**Exercise objective**
Print, exactly and with both ends included, the lines below that run from the one containing "Recreate this image" to the one containing "(0,0) rectangle (1172,1300);". Pictures are omitted.

**Given data**
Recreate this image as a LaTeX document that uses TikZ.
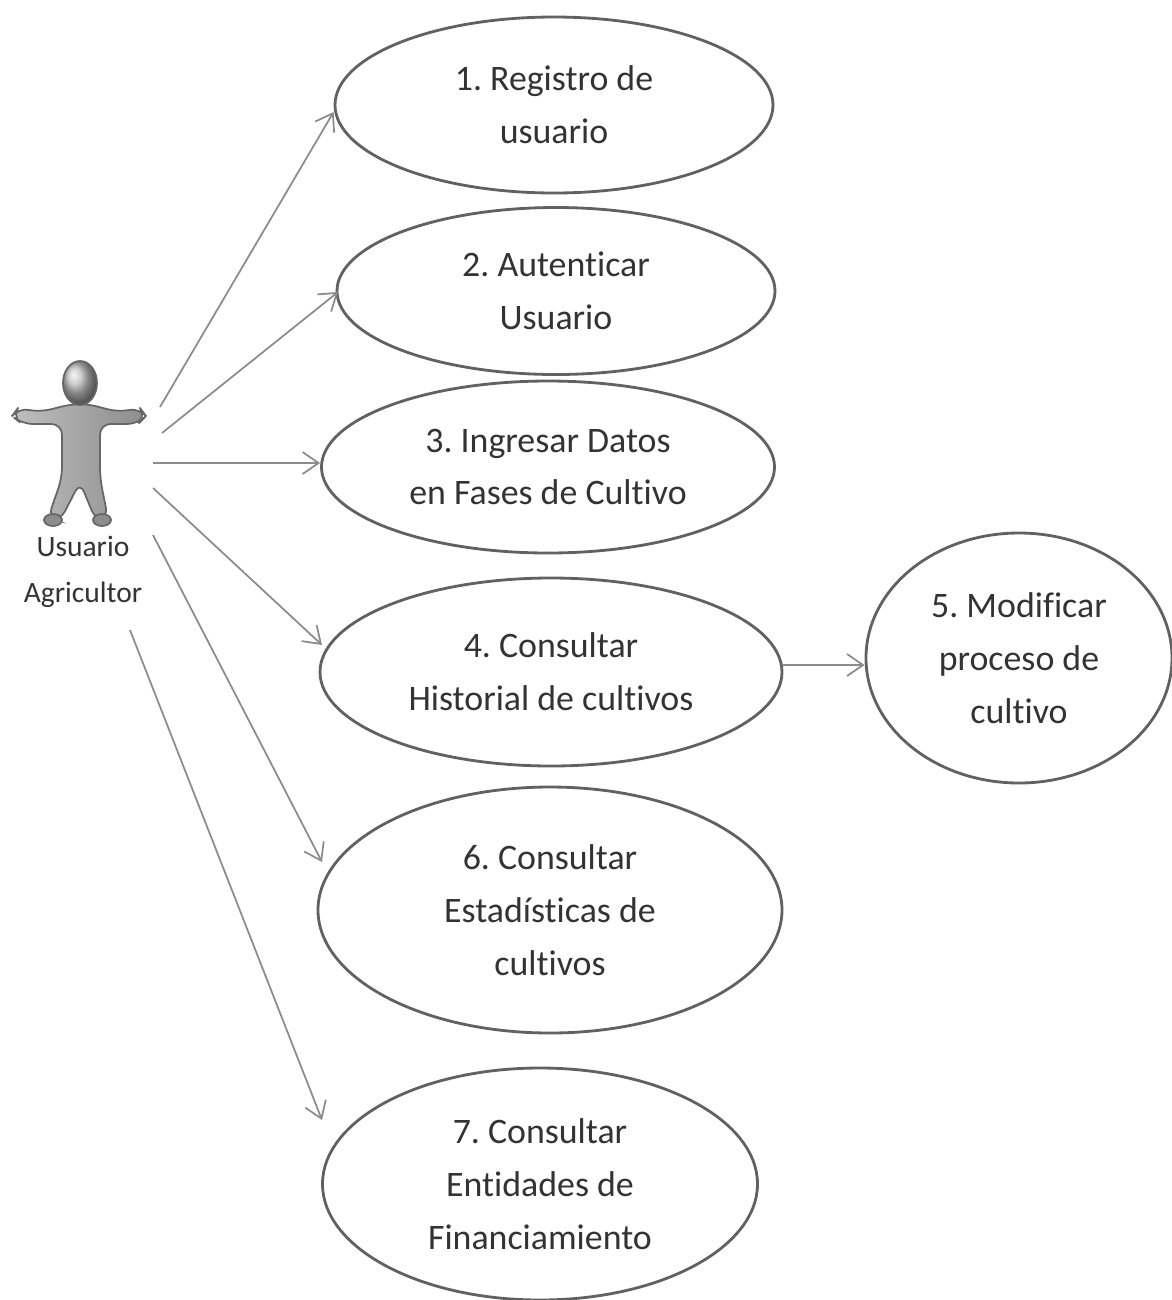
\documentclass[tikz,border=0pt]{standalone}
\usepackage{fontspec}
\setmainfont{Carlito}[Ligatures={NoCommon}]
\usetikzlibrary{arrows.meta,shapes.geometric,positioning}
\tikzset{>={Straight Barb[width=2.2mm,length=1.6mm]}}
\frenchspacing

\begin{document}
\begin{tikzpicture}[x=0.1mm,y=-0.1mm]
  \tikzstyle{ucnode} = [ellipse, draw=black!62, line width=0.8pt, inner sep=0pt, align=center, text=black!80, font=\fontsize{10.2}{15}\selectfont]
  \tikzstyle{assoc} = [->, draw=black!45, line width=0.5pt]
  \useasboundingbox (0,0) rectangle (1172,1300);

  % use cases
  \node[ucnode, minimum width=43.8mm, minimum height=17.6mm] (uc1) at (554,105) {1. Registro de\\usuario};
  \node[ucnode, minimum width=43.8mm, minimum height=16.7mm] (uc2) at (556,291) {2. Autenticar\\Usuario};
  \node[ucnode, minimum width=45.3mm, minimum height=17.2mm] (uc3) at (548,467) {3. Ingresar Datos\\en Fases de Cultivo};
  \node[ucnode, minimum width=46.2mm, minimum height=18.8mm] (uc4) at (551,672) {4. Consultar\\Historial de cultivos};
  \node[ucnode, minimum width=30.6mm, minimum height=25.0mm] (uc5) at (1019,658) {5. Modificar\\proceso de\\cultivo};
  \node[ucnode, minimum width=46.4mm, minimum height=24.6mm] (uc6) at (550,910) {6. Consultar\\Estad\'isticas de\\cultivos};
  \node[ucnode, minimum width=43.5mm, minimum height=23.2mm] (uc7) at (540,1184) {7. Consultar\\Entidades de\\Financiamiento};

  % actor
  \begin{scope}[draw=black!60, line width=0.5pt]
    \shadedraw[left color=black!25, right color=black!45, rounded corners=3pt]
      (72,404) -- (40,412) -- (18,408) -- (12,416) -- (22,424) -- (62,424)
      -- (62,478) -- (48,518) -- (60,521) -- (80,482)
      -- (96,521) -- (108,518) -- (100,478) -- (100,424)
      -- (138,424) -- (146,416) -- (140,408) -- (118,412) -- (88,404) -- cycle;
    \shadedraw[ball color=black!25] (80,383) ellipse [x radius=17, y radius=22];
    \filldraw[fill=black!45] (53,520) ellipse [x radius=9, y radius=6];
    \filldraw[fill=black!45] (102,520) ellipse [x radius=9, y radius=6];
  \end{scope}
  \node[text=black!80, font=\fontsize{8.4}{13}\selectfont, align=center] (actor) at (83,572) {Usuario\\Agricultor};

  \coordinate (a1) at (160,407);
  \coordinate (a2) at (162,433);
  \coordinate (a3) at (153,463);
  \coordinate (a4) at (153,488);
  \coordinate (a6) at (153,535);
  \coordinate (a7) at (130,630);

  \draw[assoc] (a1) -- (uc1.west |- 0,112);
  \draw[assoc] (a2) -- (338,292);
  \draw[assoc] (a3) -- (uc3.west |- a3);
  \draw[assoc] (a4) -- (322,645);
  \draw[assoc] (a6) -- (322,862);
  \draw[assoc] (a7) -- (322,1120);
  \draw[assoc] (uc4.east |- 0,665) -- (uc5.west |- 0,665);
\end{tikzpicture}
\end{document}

---

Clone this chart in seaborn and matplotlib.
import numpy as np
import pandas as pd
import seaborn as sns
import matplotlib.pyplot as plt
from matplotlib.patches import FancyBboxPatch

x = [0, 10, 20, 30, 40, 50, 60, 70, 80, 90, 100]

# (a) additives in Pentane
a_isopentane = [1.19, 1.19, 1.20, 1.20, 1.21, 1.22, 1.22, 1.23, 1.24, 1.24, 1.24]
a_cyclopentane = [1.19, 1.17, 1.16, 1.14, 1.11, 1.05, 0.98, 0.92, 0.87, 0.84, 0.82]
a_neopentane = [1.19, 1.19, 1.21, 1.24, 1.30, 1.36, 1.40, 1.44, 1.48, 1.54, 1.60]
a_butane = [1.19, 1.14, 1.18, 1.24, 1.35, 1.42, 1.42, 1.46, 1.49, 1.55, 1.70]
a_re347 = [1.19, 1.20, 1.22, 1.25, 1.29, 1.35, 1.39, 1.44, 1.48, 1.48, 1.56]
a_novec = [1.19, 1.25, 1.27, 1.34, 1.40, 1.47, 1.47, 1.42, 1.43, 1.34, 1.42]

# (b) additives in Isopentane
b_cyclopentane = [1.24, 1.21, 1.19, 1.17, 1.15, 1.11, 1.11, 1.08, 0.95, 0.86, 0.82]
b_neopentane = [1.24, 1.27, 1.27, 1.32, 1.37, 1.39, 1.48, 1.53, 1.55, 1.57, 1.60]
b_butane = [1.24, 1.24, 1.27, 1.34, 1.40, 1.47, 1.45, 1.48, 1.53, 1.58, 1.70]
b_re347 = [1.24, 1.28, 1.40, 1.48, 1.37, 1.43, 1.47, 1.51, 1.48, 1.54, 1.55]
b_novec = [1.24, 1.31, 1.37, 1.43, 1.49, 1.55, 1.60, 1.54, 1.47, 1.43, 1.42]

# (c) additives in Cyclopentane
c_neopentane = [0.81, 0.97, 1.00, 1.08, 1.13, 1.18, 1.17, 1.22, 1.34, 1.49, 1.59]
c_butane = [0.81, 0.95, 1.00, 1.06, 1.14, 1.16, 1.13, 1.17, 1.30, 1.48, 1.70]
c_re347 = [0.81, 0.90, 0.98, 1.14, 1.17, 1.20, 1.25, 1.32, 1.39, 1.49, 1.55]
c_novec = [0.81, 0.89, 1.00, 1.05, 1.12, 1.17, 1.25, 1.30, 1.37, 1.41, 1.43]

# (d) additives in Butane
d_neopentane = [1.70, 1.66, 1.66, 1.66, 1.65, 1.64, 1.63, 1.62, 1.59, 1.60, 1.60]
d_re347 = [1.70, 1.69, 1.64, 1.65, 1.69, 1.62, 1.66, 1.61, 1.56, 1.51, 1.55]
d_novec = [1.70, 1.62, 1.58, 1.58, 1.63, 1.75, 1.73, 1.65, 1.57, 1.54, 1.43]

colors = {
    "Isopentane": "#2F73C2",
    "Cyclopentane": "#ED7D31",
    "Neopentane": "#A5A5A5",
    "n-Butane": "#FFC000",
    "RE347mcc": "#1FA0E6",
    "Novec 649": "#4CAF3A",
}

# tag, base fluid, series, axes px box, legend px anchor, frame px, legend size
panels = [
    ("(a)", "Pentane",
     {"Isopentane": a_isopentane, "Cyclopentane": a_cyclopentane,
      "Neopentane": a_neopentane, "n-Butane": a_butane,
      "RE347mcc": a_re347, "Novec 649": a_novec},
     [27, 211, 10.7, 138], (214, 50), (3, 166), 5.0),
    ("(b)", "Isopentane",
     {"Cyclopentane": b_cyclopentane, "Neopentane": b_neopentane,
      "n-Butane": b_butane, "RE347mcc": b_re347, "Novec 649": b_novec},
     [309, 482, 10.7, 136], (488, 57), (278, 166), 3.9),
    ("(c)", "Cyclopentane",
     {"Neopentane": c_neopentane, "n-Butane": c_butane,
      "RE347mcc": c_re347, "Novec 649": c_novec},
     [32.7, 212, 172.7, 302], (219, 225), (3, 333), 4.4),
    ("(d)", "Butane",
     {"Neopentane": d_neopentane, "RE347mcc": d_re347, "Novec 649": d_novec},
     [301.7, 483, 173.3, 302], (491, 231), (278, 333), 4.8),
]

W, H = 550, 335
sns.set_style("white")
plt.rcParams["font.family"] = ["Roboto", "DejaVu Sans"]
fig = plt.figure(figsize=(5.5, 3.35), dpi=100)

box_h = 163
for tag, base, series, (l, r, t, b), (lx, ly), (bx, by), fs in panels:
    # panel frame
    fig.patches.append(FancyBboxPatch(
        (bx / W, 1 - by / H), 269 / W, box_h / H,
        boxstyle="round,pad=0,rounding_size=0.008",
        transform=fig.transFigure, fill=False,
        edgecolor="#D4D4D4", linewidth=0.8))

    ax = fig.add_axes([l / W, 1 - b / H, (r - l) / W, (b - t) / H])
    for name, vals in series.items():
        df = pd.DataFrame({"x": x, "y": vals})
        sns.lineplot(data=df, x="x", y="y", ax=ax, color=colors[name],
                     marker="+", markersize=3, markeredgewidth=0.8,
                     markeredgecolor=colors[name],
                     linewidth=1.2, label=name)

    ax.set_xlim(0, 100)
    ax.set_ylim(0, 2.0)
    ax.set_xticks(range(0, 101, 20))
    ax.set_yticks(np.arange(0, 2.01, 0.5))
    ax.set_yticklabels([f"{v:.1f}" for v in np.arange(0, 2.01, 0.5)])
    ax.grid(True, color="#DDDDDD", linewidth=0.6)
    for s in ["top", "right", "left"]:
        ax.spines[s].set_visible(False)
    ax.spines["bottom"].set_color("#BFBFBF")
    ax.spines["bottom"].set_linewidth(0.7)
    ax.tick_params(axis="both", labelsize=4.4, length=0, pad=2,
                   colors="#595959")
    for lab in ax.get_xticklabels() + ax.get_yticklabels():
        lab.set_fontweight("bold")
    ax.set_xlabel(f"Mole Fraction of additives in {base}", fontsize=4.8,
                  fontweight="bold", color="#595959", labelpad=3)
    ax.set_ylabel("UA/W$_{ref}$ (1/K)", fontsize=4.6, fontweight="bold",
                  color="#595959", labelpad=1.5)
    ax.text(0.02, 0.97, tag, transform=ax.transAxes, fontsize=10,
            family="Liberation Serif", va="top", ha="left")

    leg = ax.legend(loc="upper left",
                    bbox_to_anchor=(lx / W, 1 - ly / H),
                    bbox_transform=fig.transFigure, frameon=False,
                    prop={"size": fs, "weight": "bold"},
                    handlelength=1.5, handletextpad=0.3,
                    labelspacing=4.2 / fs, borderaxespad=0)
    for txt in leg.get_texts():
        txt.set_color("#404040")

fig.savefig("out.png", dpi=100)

**Final result**
Recreate this image as a LaTeX document that uses TikZ.
\documentclass[tikz,border=0pt]{standalone}
\usepackage{fontspec}
\setmainfont{Carlito}[Ligatures={NoCommon}]
\usetikzlibrary{arrows.meta,shapes.geometric,positioning}
\tikzset{>={Straight Barb[width=2.2mm,length=1.6mm]}}
\frenchspacing

\begin{document}
\begin{tikzpicture}[x=0.1mm,y=-0.1mm]
  \tikzstyle{ucnode} = [ellipse, draw=black!62, line width=0.8pt, inner sep=0pt, align=center, text=black!80, font=\fontsize{10.2}{15}\selectfont]
  \tikzstyle{assoc} = [->, draw=black!45, line width=0.5pt]
  \useasboundingbox (0,0) rectangle (1172,1300);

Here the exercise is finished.